Charts and diagrams as code:
::::

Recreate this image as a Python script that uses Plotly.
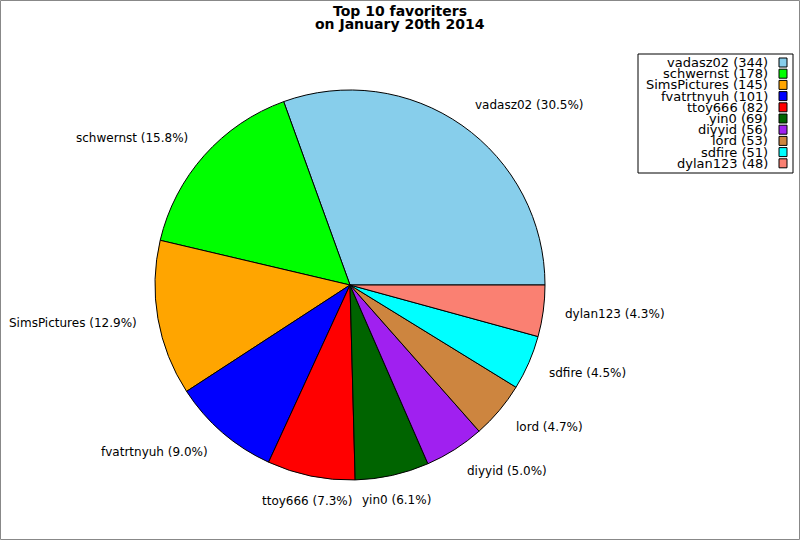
import numpy as np
import plotly.graph_objects as go

# ---- data ----
names = ["vadasz02", "schwernst", "SimsPictures", "fvatrtnyuh", "ttoy666",
         "yin0", "diyyid", "lord", "sdfire", "dylan123"]
counts = [344, 178, 145, 101, 82, 69, 56, 53, 51, 48]
colors = ["#87CEEB", "#00FF00", "#FFA500", "#0000FF", "#FF0000",
          "#006400", "#A020F0", "#CD853F", "#00FFFF", "#FA8072"]
title_lines = ["Top 10 favoriters", "on January 20th 2014"]

W, H = 800, 540
FONT = "DejaVu Sans"

# pie geometry (pixels)
cx, cy, r = 350.0, 285.0, 195.0

total = float(sum(counts))
fracs = np.array(counts) / total

# plotly's counterclockwise mode ends the first slice at `rotation`;
# we want the first slice to start at 3 o'clock going counterclockwise.
rot = 90 - 360 * fracs[0]

fig = go.Figure(go.Pie(
    labels=names, values=counts, sort=False,
    direction="counterclockwise", rotation=rot,
    marker=dict(colors=colors, line=dict(color="black", width=1)),
    textinfo="none", hoverinfo="label+value+percent",
    showlegend=False,
    domain=dict(x=[(cx - r) / W, (cx + r) / W],
                y=[1 - (cy + r) / H, 1 - (cy - r) / H]),
))

annotations = []
shapes = []

# slice labels
cum = np.concatenate([[0], np.cumsum(fracs)[:-1]])
mids = (cum + fracs / 2) * 2 * np.pi
lr = 1.1 * r
for name, f, a in zip(names, fracs, mids):
    c, s = np.cos(a), np.sin(a)
    xa = "left" if c > 0.3 else ("right" if c < -0.3 else "center")
    annotations.append(dict(
        x=(cx + lr * c) / W, y=1 - (cy - lr * s) / H,
        xref="paper", yref="paper", showarrow=False,
        text=f"{name} ({f * 100:.1f}%)", xanchor=xa, yanchor="middle",
        yshift=6 * s, font=dict(family=FONT, size=12, color="black")))

# title
for i, t in enumerate(title_lines):
    annotations.append(dict(
        x=0.5, y=1 - (10.5 + 13.5 * i) / H, xref="paper", yref="paper",
        showarrow=False, text=f"<b>{t}</b>", xanchor="center", yanchor="middle",
        font=dict(family=FONT, size=14, color="black")))

# custom legend (text right-aligned, swatch on right)
lx0, lx1, ly0, ly1 = 638, 793, 54, 173
shapes.append(dict(type="rect", xref="paper", yref="paper",
                   x0=lx0 / W, x1=lx1 / W, y0=1 - ly1 / H, y1=1 - ly0 / H,
                   line=dict(color="black", width=1), fillcolor="white", layer="below"))
row0, step = 62.5, 11.2
for i, (name, v, col) in enumerate(zip(names, counts, colors)):
    yy = row0 + step * i
    annotations.append(dict(
        x=770 / W, y=1 - yy / H, xref="paper", yref="paper", showarrow=False,
        text=f"{name} ({v})", xanchor="right", yanchor="middle",
        font=dict(family=FONT, size=13, color="black")))
    shapes.append(dict(type="rect", xref="paper", yref="paper",
                       x0=779 / W, x1=787 / W, y0=1 - (yy + 4.5) / H, y1=1 - (yy - 4.5) / H,
                       line=dict(color="black", width=1), fillcolor=col, layer="above"))

# outer border
shapes.append(dict(type="rect", xref="paper", yref="paper",
                   x0=0.5 / W, x1=1 - 0.5 / W, y0=0.5 / H, y1=1 - 0.5 / H,
                   line=dict(color="#888888", width=1), layer="above"))

fig.update_layout(
    width=W, height=H, margin=dict(l=0, r=0, t=0, b=0),
    paper_bgcolor="white", plot_bgcolor="white",
    annotations=annotations, shapes=shapes, showlegend=False,
    font=dict(family=FONT),
)
fig.write_html("out.html", config={"displayModeBar": False},
               post_script="document.body.style.margin='0';document.body.style.overflow='hidden';")
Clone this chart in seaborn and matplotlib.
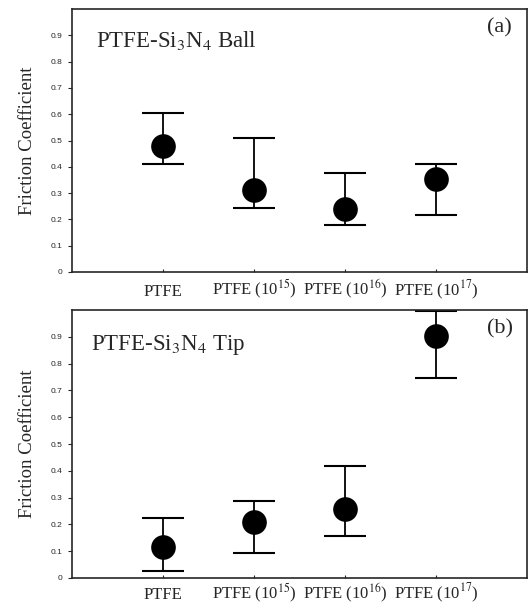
import numpy as np
import pandas as pd
import matplotlib
matplotlib.use("Agg")
import matplotlib.pyplot as plt
import seaborn as sns

sns.set_style("ticks")
plt.rcParams['font.family'] = ['Liberation Serif', 'DejaVu Serif']
plt.rcParams['mathtext.fontset'] = 'stix'

samples = ['PTFE', 'PTFE (10$^{15}$)', 'PTFE (10$^{16}$)', 'PTFE (10$^{17}$)']

# panel (a): PTFE - Si3N4 ball
ball_mean = [0.48, 0.31, 0.24, 0.355]
ball_low = [0.41, 0.245, 0.18, 0.215]
ball_high = [0.605, 0.51, 0.378, 0.41]

# panel (b): PTFE - Si3N4 tip
tip_mean = [0.115, 0.21, 0.258, 0.905]
tip_low = [0.027, 0.094, 0.158, 0.748]
tip_high = [0.222, 0.287, 0.418, 0.998]

yticks = [0, 0.1, 0.2, 0.3, 0.4, 0.5, 0.6, 0.7, 0.8, 0.9]
ytick_labels = ['0', '0.1', '0.2', '0.3', '0.4', '0.5', '0.6', '0.7', '0.8', '0.9']

fig = plt.figure(figsize=(5.29, 6.07), dpi=100)
ax_a = fig.add_axes([0.136, 0.552, 0.86, 0.433])
ax_b = fig.add_axes([0.136, 0.048, 0.86, 0.441])

panels = [
    (ax_a, ball_mean, ball_low, ball_high, 'PTFE-Si$_3$N$_4$ Ball', '(a)', 0.052, 0.88, 17),
    (ax_b, tip_mean, tip_low, tip_high, 'PTFE-Si$_3$N$_4$ Tip', '(b)', 0.042, 0.87, 15),
]

for ax, mean, low, high, title, tag, tx, ty, xpad in panels:
    df = pd.DataFrame({'x': np.arange(len(samples)), 'mu': mean,
                       'lo': low, 'hi': high})
    ax.errorbar(df['x'], df['mu'],
                yerr=[df['mu'] - df['lo'], df['hi'] - df['mu']],
                fmt='none', ecolor='black', elinewidth=1.3,
                capsize=15, capthick=1.5, zorder=2)
    sns.scatterplot(data=df, x='x', y='mu', ax=ax, s=270, color='black',
                    edgecolor='black', zorder=3, legend=False)
    ax.set_xlim(-1, 4)
    ax.set_ylim(0, 1.0)
    ax.set_xticks(range(len(samples)))
    ax.set_xticklabels(samples, fontsize=12)
    for lbl in ax.get_xticklabels():
        lbl.set_verticalalignment('baseline')
    ax.set_yticks(yticks)
    ax.set_yticklabels(ytick_labels, fontsize=6, family='Liberation Sans')
    ax.tick_params(axis='y', length=3, width=0.8, pad=4)
    ax.tick_params(axis='x', direction='in', length=2, width=0.8, pad=xpad)
    ax.set_xlabel('')
    ax.set_ylabel('Friction Coefficient', fontsize=13.5, labelpad=10)
    for sp in ax.spines.values():
        sp.set_visible(True)
        sp.set_linewidth(1.2)
    ax.text(tx, ty, title, transform=ax.transAxes, fontsize=16.5,
            va='center', ha='left')
    ax.text(0.94, 0.93, tag, transform=ax.transAxes, fontsize=16,
            va='center', ha='center')

fig.savefig('out.png', dpi=100)
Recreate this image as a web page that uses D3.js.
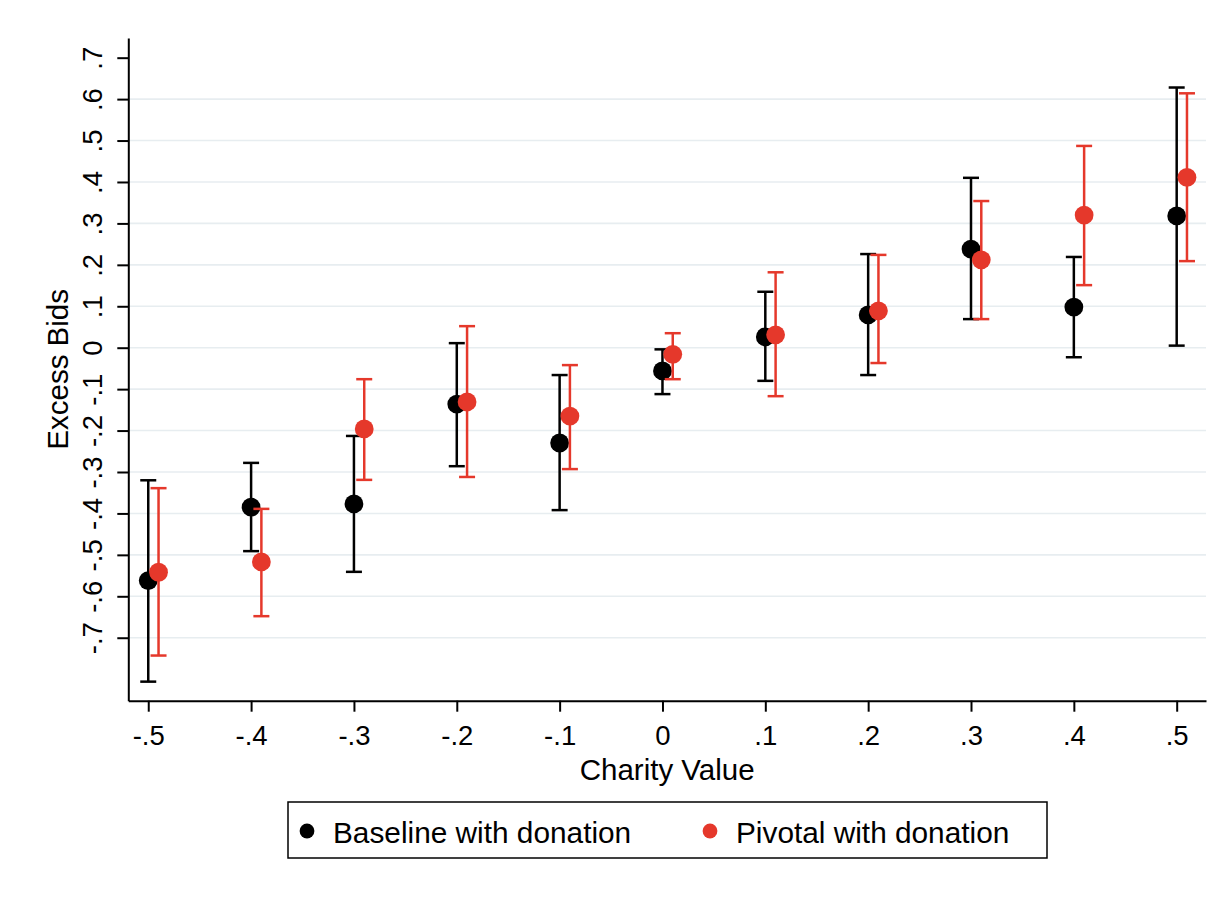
<!DOCTYPE html>
<html>
<head>
<meta charset="utf-8">
<script src="https://cdn.jsdelivr.net/npm/d3@7"></script>
<style>
    body { margin: 0; background: #fff; }
    text { font-family: "Liberation Sans", Arial, Helvetica, sans-serif; fill: #000; }
</style>
</head>
<body>
<script>
// charity values on the x axis
const charityValues = [-0.5, -0.4, -0.3, -0.2, -0.1, 0, 0.1, 0.2, 0.3, 0.4, 0.5];
const xTickLabels = ['-.5', '-.4', '-.3', '-.2', '-.1', '0', '.1', '.2', '.3', '.4', '.5'];

const yTickValues = [-0.7, -0.6, -0.5, -0.4, -0.3, -0.2, -0.1, 0, 0.1, 0.2, 0.3, 0.4, 0.5, 0.6, 0.7];
const yTickLabels = ['-.7', '-.6', '-.5', '-.4', '-.3', '-.2', '-.1', '0', '.1', '.2', '.3', '.4', '.5', '.6', '.7'];

// Baseline with donation: mean excess bid and CI bounds
const baselineMean = [-0.562, -0.385, -0.377, -0.136, -0.230, -0.056, 0.026, 0.079, 0.238, 0.098, 0.318];
const baselineLow  = [-0.806, -0.491, -0.541, -0.286, -0.392, -0.112, -0.080, -0.066, 0.069, -0.023, 0.005];
const baselineHigh = [-0.320, -0.278, -0.213, 0.011, -0.066, -0.004, 0.135, 0.226, 0.410, 0.219, 0.628];

// Pivotal with donation
const pivotalMean = [-0.542, -0.517, -0.196, -0.131, -0.165, -0.016, 0.031, 0.089, 0.212, 0.320, 0.411];
const pivotalLow  = [-0.743, -0.648, -0.319, -0.312, -0.293, -0.076, -0.117, -0.037, 0.069, 0.151, 0.209];
const pivotalHigh = [-0.339, -0.389, -0.076, 0.052, -0.042, 0.035, 0.182, 0.224, 0.354, 0.487, 0.614];

const seriesNames = ['Baseline with donation', 'Pivotal with donation'];

drawChart();

function drawChart()
{
    const width = 1232;
    const height = 899;
    const red = '#e5382b';
    const pivotalShift = 0.01;  // pivotal series is nudged right

    const svg = d3.select('body')
        .append('svg')
        .attr('width', width)
        .attr('height', height);

    const x = d3.scaleLinear().domain([-0.5194, 0.5285]).range([128.3, 1206]);
    const y = d3.scaleLinear().domain([-0.852, 0.7475]).range([700.7, 38]);

    // grid lines (none on the top tick)
    svg.append('g')
        .selectAll('line')
        .data(yTickValues.filter(v => v < 0.69))
        .join('line')
        .attr('x1', x.range()[0])
        .attr('x2', x.range()[1])
        .attr('y1', d => y(d))
        .attr('y2', d => y(d))
        .attr('stroke', '#e7edf0')
        .attr('stroke-width', 1.6);

    // y axis
    const yAxis = svg.append('g')
        .attr('transform', `translate(${x.range()[0]},0)`)
        .call(d3.axisLeft(y)
            .tickValues(yTickValues)
            .tickFormat((d, i) => yTickLabels[i])
            .tickSize(11)
            .tickSizeOuter(0));
    styleAxis(yAxis);
    yAxis.selectAll('.tick text')
        .attr('x', null)
        .attr('dy', null)
        .attr('text-anchor', 'middle')
        .style('font-size', '27.5px')
        .attr('transform', 'translate(-26.3,0) rotate(-90)');

    // x axis
    const xAxis = svg.append('g')
        .attr('transform', `translate(0,${y.range()[0]})`)
        .call(d3.axisBottom(x)
            .tickValues(charityValues)
            .tickFormat((d, i) => xTickLabels[i])
            .tickSize(11)
            .tickSizeOuter(0));
    styleAxis(xAxis);
    xAxis.selectAll('.tick text')
        .attr('y', null)
        .attr('dy', null)
        .attr('text-anchor', 'middle')
        .style('font-size', '27.5px')
        .attr('transform', 'translate(0,44)');

    // axis titles
    const midX = (x.range()[0] + x.range()[1]) / 2;
    const midY = (y.range()[0] + y.range()[1]) / 2;
    svg.append('text')
        .attr('transform', `translate(${midX},780)`)
        .attr('text-anchor', 'middle')
        .style('font-size', '29.5px')
        .text('Charity Value');
    svg.append('text')
        .attr('transform', `translate(68,${midY}) rotate(-90)`)
        .attr('text-anchor', 'middle')
        .style('font-size', '29.5px')
        .text('Excess Bids');

    // series: error bars then markers
    const series = [
        {mean: baselineMean, low: baselineLow, high: baselineHigh, shift: 0, color: '#000'},
        {mean: pivotalMean, low: pivotalLow, high: pivotalHigh, shift: pivotalShift, color: red}
    ];

    series.forEach(s =>
    {
        const g = svg.append('g');
        const rows = charityValues.map((cv, i) => ({cx: cv + s.shift, mean: s.mean[i], low: s.low[i], high: s.high[i]}));

        g.selectAll('.bar')
            .data(rows)
            .join('line')
            .attr('x1', d => x(d.cx))
            .attr('x2', d => x(d.cx))
            .attr('y1', d => y(d.low))
            .attr('y2', d => y(d.high))
            .attr('stroke', s.color)
            .attr('stroke-width', 2.5);

        ['low', 'high'].forEach(k =>
        {
            g.selectAll('.cap-' + k)
                .data(rows)
                .join('line')
                .attr('x1', d => x(d.cx) - 8)
                .attr('x2', d => x(d.cx) + 8)
                .attr('y1', d => y(d[k]))
                .attr('y2', d => y(d[k]))
                .attr('stroke', s.color)
                .attr('stroke-width', 2.5);
        });

        g.selectAll('circle')
            .data(rows)
            .join('circle')
            .attr('cx', d => x(d.cx))
            .attr('cy', d => y(d.mean))
            .attr('r', 9.4)
            .attr('fill', s.color);
    });

    // legend
    const legend = svg.append('g');
    legend.append('rect')
        .attr('x', 288)
        .attr('y', 802)
        .attr('width', 759)
        .attr('height', 56)
        .attr('fill', 'none')
        .attr('stroke', '#000')
        .attr('stroke-width', 1.5);

    const legendX = [307, 710];
    seriesNames.forEach((name, i) =>
    {
        legend.append('circle')
            .attr('cx', legendX[i])
            .attr('cy', 831)
            .attr('r', 7.4)
            .attr('fill', series[i].color);
        legend.append('text')
            .attr('transform', `translate(${legendX[i] + 26},843)`)
            .style('font-size', '29.8px')
            .text(name);
    });

    function styleAxis(g)
    {
        g.select('.domain').attr('stroke', '#000').attr('stroke-width', 2);
        g.selectAll('.tick line').attr('stroke', '#000').attr('stroke-width', 2);
    }
}
</script>
</body>
</html>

::::

> _Written instruction_
Copy out every line that includes the word "matplotlib".

> _Result of this exercise_
Clone this chart in seaborn and matplotlib.
import matplotlib
matplotlib.use("Agg")
import matplotlib.pyplot as plt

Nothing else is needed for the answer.